• [GIVEN TASK]
Begin with the first line below and retype each line exactly through the line containing "from matplotlib.lines import Line2D". Any pictures are to be left out.

• [DATA BLOCK]
########################################

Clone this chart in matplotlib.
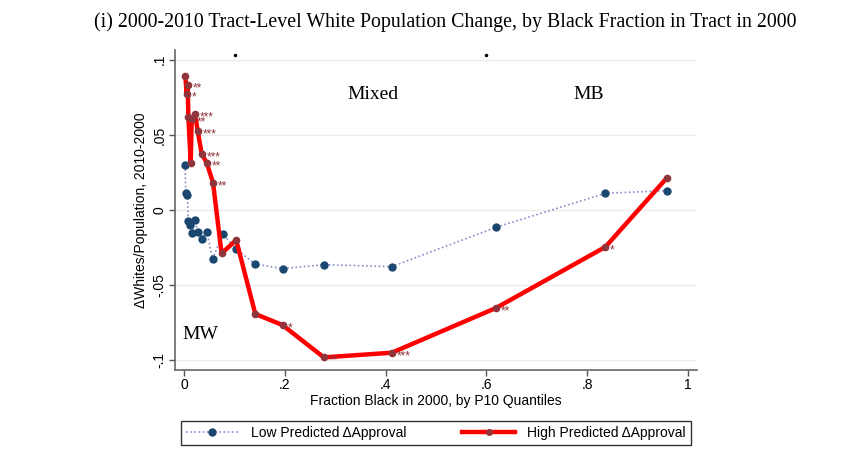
import matplotlib
matplotlib.use("Agg")
import matplotlib.pyplot as plt
from matplotlib.lines import Line2D

# ---- data ----
low_x = [0.0014, 0.003, 0.006, 0.008, 0.011, 0.016, 0.021, 0.027, 0.035, 0.045,
         0.056, 0.076, 0.103, 0.141, 0.195, 0.277, 0.412, 0.619, 0.836, 0.958]
low_y = [0.030, 0.0115, 0.0098, -0.0073, -0.0098, -0.015, -0.0067, -0.0149, -0.019, -0.0146,
         -0.0328, -0.016, -0.026, -0.036, -0.039, -0.0364, -0.0377, -0.0115, 0.0111, 0.0129]

high_x = [0.002, 0.0047, 0.0067, 0.008, 0.0127, 0.0146, 0.021, 0.0266, 0.0345, 0.0444,
          0.057, 0.074, 0.103, 0.141, 0.195, 0.277, 0.412, 0.619, 0.836, 0.958]
high_y = [0.0892, 0.0775, 0.083, 0.0621, 0.0313, 0.0604, 0.0639, 0.0528, 0.0373, 0.0315,
          0.0182, -0.0289, -0.020, -0.0692, -0.0766, -0.0981, -0.095, -0.0652, -0.0246, 0.0213]
high_stars = ["", "*", "**", "", "", "**", "***", "***", "***", "**",
              "**", "", "", "", "*", "**", "***", "**", "*", ""]

region_labels = ["Mixed", "MB", "MW"]
region_x = [0.375, 0.802, 0.031]
region_y = [0.0772, 0.0772, -0.0832]

top_dot_x = [0.1, 0.6]

xticks = [0, 0.2, 0.4, 0.6, 0.8, 1.0]
xtick_labels = ["0", ".2", ".4", ".6", ".8", "1"]
yticks = [-0.1, -0.05, 0, 0.05, 0.1]
ytick_labels = ["-.1", "-.05", "0", ".05", ".1"]

title = "(i) 2000-2010 Tract-Level White Population Change, by Black Fraction in Tract in 2000"
xlabel = "Fraction Black in 2000, by P10 Quantiles"
ylabel = "\u0394Whites/Population, 2010-2000"
legend_labels = ["Low Predicted \u0394Approval", "High Predicted \u0394Approval"]

# ---- style ----
navy = "#1a476f"
maroon = "#90353b"
dotted_col = "#8a8ad0"
sans = ["Liberation Sans", "DejaVu Sans"]
serif = ["Liberation Serif", "DejaVu Serif"]

fig = plt.figure(figsize=(8.59, 4.74), dpi=100)
ax = fig.add_axes([175/859, 1-370/474, (697-175)/859, (370-50)/474])

for yt in yticks:
    ax.axhline(yt, color="#ececec", lw=1.0, zorder=0)

ax.plot(low_x, low_y, linestyle=(0, (1, 1.5)), color=dotted_col, lw=1.2,
        marker="o", ms=5.0, mfc=navy, mec=navy, zorder=2)
ax.plot(high_x, high_y, linestyle="-", color="#ff0000", lw=3.2,
        marker="o", ms=4.5, mfc=maroon, mec=maroon, zorder=3)

for x, y, s in zip(high_x, high_y, high_stars):
    if s:
        ax.annotate(s, (x, y), xytext=(3.5, -2.5), textcoords="offset points",
                    ha="left", va="center", fontsize=8.5, color=maroon,
                    family=sans, zorder=4)

for t, x, y in zip(region_labels, region_x, region_y):
    ax.text(x, y, t, ha="center", va="center", fontsize=14, family=serif)

ax.plot(top_dot_x, [0.1035] * len(top_dot_x), linestyle="none", marker="o",
        ms=1.5, color="black", clip_on=False)

ax.set_xlim(-0.0185, 1.018)
ax.set_ylim(-0.1065, 0.1065)
ax.set_xticks(xticks)
ax.set_xticklabels(xtick_labels, family=sans, fontsize=10)
ax.set_yticks(yticks)
ax.set_yticklabels(ytick_labels, family=sans, fontsize=10, rotation=90, va="center")
ax.tick_params(axis="both", length=4, width=1, color="#555555", pad=2)
for sp in ["top", "right"]:
    ax.spines[sp].set_visible(False)
for sp in ["left", "bottom"]:
    ax.spines[sp].set_color("#666666")
    ax.spines[sp].set_linewidth(1.2)

ax.set_xlabel(xlabel, family=sans, fontsize=10, labelpad=1)
ax.set_ylabel(ylabel, family=sans, fontsize=10, labelpad=3)

fig.text(445/859, 1-22/474, title, ha="center", va="center", fontsize=14.3, family=serif)

handles = [
    Line2D([], [], linestyle=(0, (1, 1.5)), color=dotted_col, lw=1.2, marker="o",
           ms=5.0, mfc=navy, mec=navy),
    Line2D([], [], linestyle="-", color="#ff0000", lw=3.2, marker="o",
           ms=4.0, mfc=maroon, mec=maroon),
]
leg = fig.legend(handles, legend_labels, loc="center", ncol=2,
                 bbox_to_anchor=(436/859, 1-433/474), frameon=True, fancybox=False,
                 edgecolor="black", prop={"family": sans, "size": 10},
                 handlelength=3.8, columnspacing=4.0, borderpad=0.35, handletextpad=0.9)
leg.get_frame().set_linewidth(1.0)

fig.savefig("out.png", dpi=100)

########################################

• [PROBLEM SOLUTION]
Clone this chart in matplotlib.
import matplotlib
matplotlib.use("Agg")
import matplotlib.pyplot as plt
from matplotlib.lines import Line2D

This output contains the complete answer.